Entries from a dataset
++++++++++

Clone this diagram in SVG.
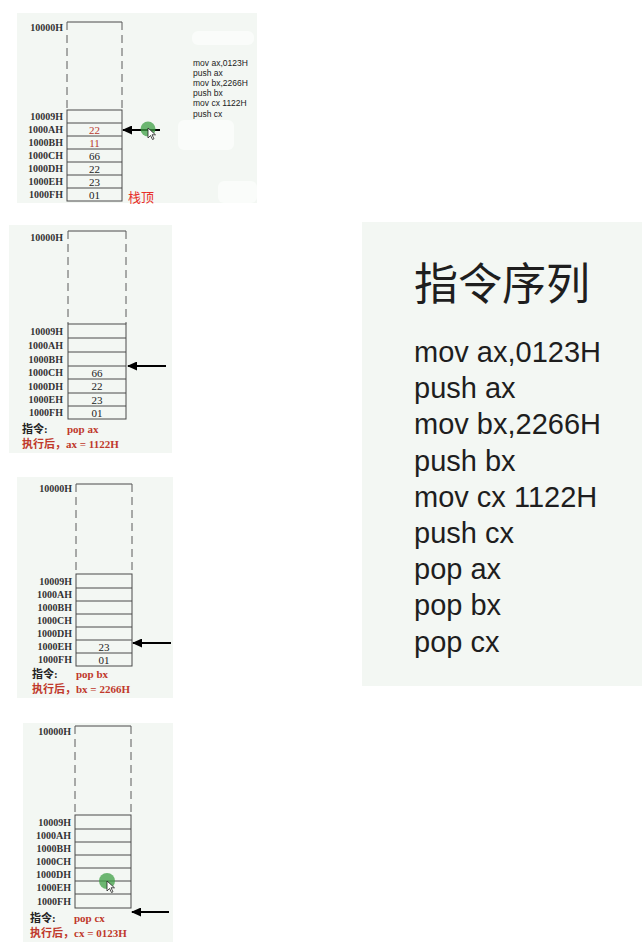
<svg xmlns="http://www.w3.org/2000/svg" width="642" height="951" viewBox="0 0 642 951">
<style>
.bg{fill:#f3f7f3}
.wp{fill:#fafcfa}
.cell{fill:none;stroke:#4a4a4a;stroke-width:1}
.dash{fill:none;stroke:#5a5a5a;stroke-width:1;stroke-dasharray:8 5}
.lbl{font-family:"Liberation Serif",serif;font-size:10px;font-weight:bold;fill:#333;text-anchor:end}
.val{font-family:"Liberation Serif",serif;font-size:11px;fill:#222;text-anchor:middle}
.red{fill:#b8382c}
.ins{font-family:"Liberation Serif","Noto Sans CJK SC",serif;font-size:11px;font-weight:bold}
.k{fill:#222}
.r{fill:#c0392b}
.code-s{font-family:"Liberation Sans",sans-serif;font-size:8.5px;fill:#222}
.code-l{font-family:"Liberation Sans",sans-serif;font-size:29px;fill:#1e1e1e}
.arr{stroke:#000;stroke-width:2.2;fill:none;marker-end:url(#ah)}
.dot{fill:#3fa046;fill-opacity:0.75}
.cur{fill:#fff;stroke:#222;stroke-width:0.8}
</style>
<defs>
<marker id="ah" markerWidth="10" markerHeight="9" refX="9" refY="4.5" orient="auto" markerUnits="userSpaceOnUse">
<path d="M0,0 L10,4.5 L0,9 z" fill="#000"/>
</marker>
</defs>

<g id="panel1">
<rect class="bg" x="17" y="13" width="240" height="190"/>
<rect class="wp" x="192" y="31" width="62" height="14" rx="6"/>
<rect class="wp" x="178" y="120" width="56" height="30" rx="6"/>
<rect class="wp" x="218" y="181" width="39" height="22" rx="6"/>
<line class="cell" x1="67" y1="22" x2="122" y2="22"/>
<line class="dash" x1="67" y1="22" x2="67" y2="110"/>
<line class="dash" x1="122" y1="22" x2="122" y2="110"/>
<rect class="cell" x="67" y="110" width="55" height="91"/>
<path class="cell" d="M67,123H122M67,136H122M67,149H122M67,162H122M67,175H122M67,188H122"/>
<text class="lbl" x="63" y="30.5">10000H</text>
<text class="lbl" x="63" y="120">10009H</text>
<text class="lbl" x="63" y="133">1000AH</text>
<text class="lbl" x="63" y="146">1000BH</text>
<text class="lbl" x="63" y="159">1000CH</text>
<text class="lbl" x="63" y="172">1000DH</text>
<text class="lbl" x="63" y="185">1000EH</text>
<text class="lbl" x="63" y="198">1000FH</text>
<text class="val red" x="94.5" y="133.5">22</text>
<text class="val red" x="94.5" y="146.5">11</text>
<text class="val" x="94.5" y="159.5">66</text>
<text class="val" x="94.5" y="172.5">22</text>
<text class="val" x="94.5" y="185.5">23</text>
<text class="val" x="94.5" y="198.5">01</text>
<text x="128" y="202" style="font-family:'Noto Sans CJK SC',sans-serif;font-size:13px;fill:#e8302a">栈顶</text>
<text class="code-s" x="193" y="65.5">mov ax,0123H</text>
<text class="code-s" x="193" y="75.7">push ax</text>
<text class="code-s" x="193" y="85.9">mov bx,2266H</text>
<text class="code-s" x="193" y="96.1">push bx</text>
<text class="code-s" x="193" y="106.3">mov cx 1122H</text>
<text class="code-s" x="193" y="116.5">push cx</text>
</g>

<g id="panel2">
<rect class="bg" x="9" y="225" width="163" height="228"/>
<line class="cell" x1="68" y1="231" x2="126" y2="231"/>
<line class="dash" x1="68" y1="231" x2="68" y2="324"/>
<line class="dash" x1="126" y1="231" x2="126" y2="324"/>
<rect class="cell" x="68" y="324" width="58" height="95"/>
<path class="cell" d="M68,338H126M68,352H126M68,366H126M68,379H126M68,393H126M68,406H126"/>
<text class="lbl" x="63" y="240.5">10000H</text>
<text class="lbl" x="63" y="334.5">10009H</text>
<text class="lbl" x="63" y="348.5">1000AH</text>
<text class="lbl" x="63" y="362.5">1000BH</text>
<text class="lbl" x="63" y="376">1000CH</text>
<text class="lbl" x="63" y="389.5">1000DH</text>
<text class="lbl" x="63" y="403">1000EH</text>
<text class="lbl" x="63" y="416">1000FH</text>
<text class="val" x="97" y="376.5">66</text>
<text class="val" x="97" y="390">22</text>
<text class="val" x="97" y="403.5">23</text>
<text class="val" x="97" y="416.5">01</text>
<text class="ins k" x="22" y="433">指令:</text>
<text class="ins r" x="67" y="433">pop ax</text>
<text class="ins r" x="22" y="448">执行后，ax = 1122H</text>
</g>

<g id="panel3">
<rect class="bg" x="17" y="477" width="156" height="221"/>
<line class="cell" x1="76" y1="484" x2="132" y2="484"/>
<line class="dash" x1="76" y1="484" x2="76" y2="574"/>
<line class="dash" x1="132" y1="484" x2="132" y2="574"/>
<rect class="cell" x="76" y="574" width="56" height="92"/>
<path class="cell" d="M76,588H132M76,601H132M76,614H132M76,627H132M76,640H132M76,653H132"/>
<text class="lbl" x="72" y="491.5">10000H</text>
<text class="lbl" x="72" y="584.5">10009H</text>
<text class="lbl" x="72" y="598">1000AH</text>
<text class="lbl" x="72" y="611">1000BH</text>
<text class="lbl" x="72" y="624">1000CH</text>
<text class="lbl" x="72" y="637">1000DH</text>
<text class="lbl" x="72" y="650">1000EH</text>
<text class="lbl" x="72" y="663">1000FH</text>
<text class="val" x="104" y="650.5">23</text>
<text class="val" x="104" y="663.5">01</text>
<text class="ins k" x="32" y="678">指令:</text>
<text class="ins r" x="76" y="678">pop bx</text>
<text class="ins r" x="32" y="693">执行后，bx = 2266H</text>
</g>

<g id="panel4">
<rect class="bg" x="23" y="723" width="150" height="219"/>
<line class="cell" x1="75" y1="726" x2="131" y2="726"/>
<line class="dash" x1="75" y1="726" x2="75" y2="815"/>
<line class="dash" x1="131" y1="726" x2="131" y2="815"/>
<rect class="cell" x="75" y="815" width="56" height="93"/>
<path class="cell" d="M75,829H131M75,842H131M75,855H131M75,868H131M75,881H131M75,894H131"/>
<text class="lbl" x="71" y="734.5">10000H</text>
<text class="lbl" x="71" y="825.5">10009H</text>
<text class="lbl" x="71" y="839">1000AH</text>
<text class="lbl" x="71" y="852">1000BH</text>
<text class="lbl" x="71" y="865">1000CH</text>
<text class="lbl" x="71" y="878">1000DH</text>
<text class="lbl" x="71" y="891">1000EH</text>
<text class="lbl" x="71" y="904.5">1000FH</text>
<text class="ins k" x="30" y="922">指令:</text>
<text class="ins r" x="74" y="922">pop cx</text>
<text class="ins r" x="30" y="937">执行后，cx = 0123H</text>
</g>

<g id="panel-instructions">
<rect class="bg" x="362" y="222" width="280" height="464"/>
<text x="414" y="300" style="font-family:'Noto Sans CJK SC',sans-serif;font-size:44px;fill:#1e1e1e">指令序列</text>
<text class="code-l" x="414" y="362">mov ax,0123H</text>
<text class="code-l" x="414" y="398.2">push ax</text>
<text class="code-l" x="414" y="434.4">mov bx,2266H</text>
<text class="code-l" x="414" y="470.6">push bx</text>
<text class="code-l" x="414" y="506.8">mov cx 1122H</text>
<text class="code-l" x="414" y="543">push cx</text>
<text class="code-l" x="414" y="579.2">pop ax</text>
<text class="code-l" x="414" y="615.4">pop bx</text>
<text class="code-l" x="414" y="651.6">pop cx</text>
</g>

<g id="connectors">
<line class="arr" x1="160" y1="130" x2="123" y2="130"/>
<line class="arr" x1="166" y1="366" x2="128" y2="366"/>
<line class="arr" x1="171" y1="643" x2="133" y2="643"/>
<line class="arr" x1="169" y1="912" x2="132" y2="912"/>
</g>

<g id="cursors">
<circle class="dot" cx="148" cy="129" r="7.5"/>
<path class="cur" d="M148,128 L148,138 L150.5,135.5 L152.5,139.5 L154,138.8 L152,134.8 L155.5,134.8 Z"/>
<circle class="dot" cx="107" cy="881" r="8"/>
<path class="cur" d="M107,881 L107,891 L109.5,888.5 L111.5,892.5 L113,891.8 L111,887.8 L114.5,887.8 Z"/>
</g>
</svg>
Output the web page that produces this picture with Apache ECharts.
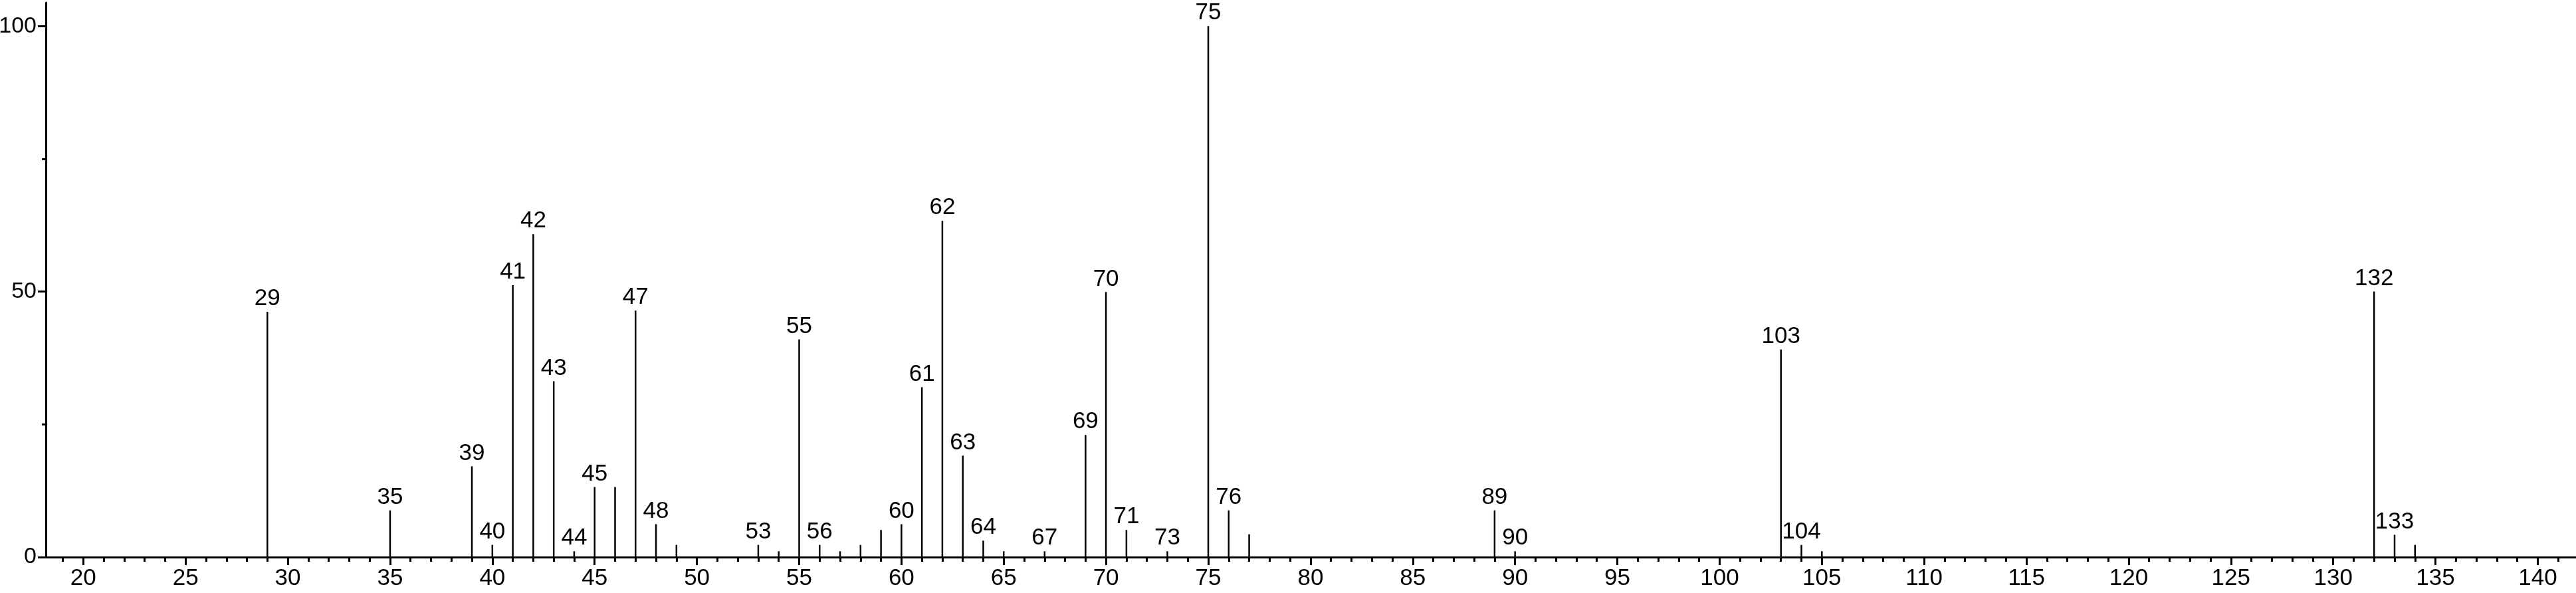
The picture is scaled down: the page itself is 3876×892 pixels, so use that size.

++++++++++

**Written exercise**
Omit the pictures, then extract verbatim only those lines that fall between the line containing "Output the web" and the final line of the records above, both included.

**Answer to this task**
Output the web page that produces this picture with Apache ECharts.
The picture is scaled down: the page itself is 3876×892 pixels, so use that size.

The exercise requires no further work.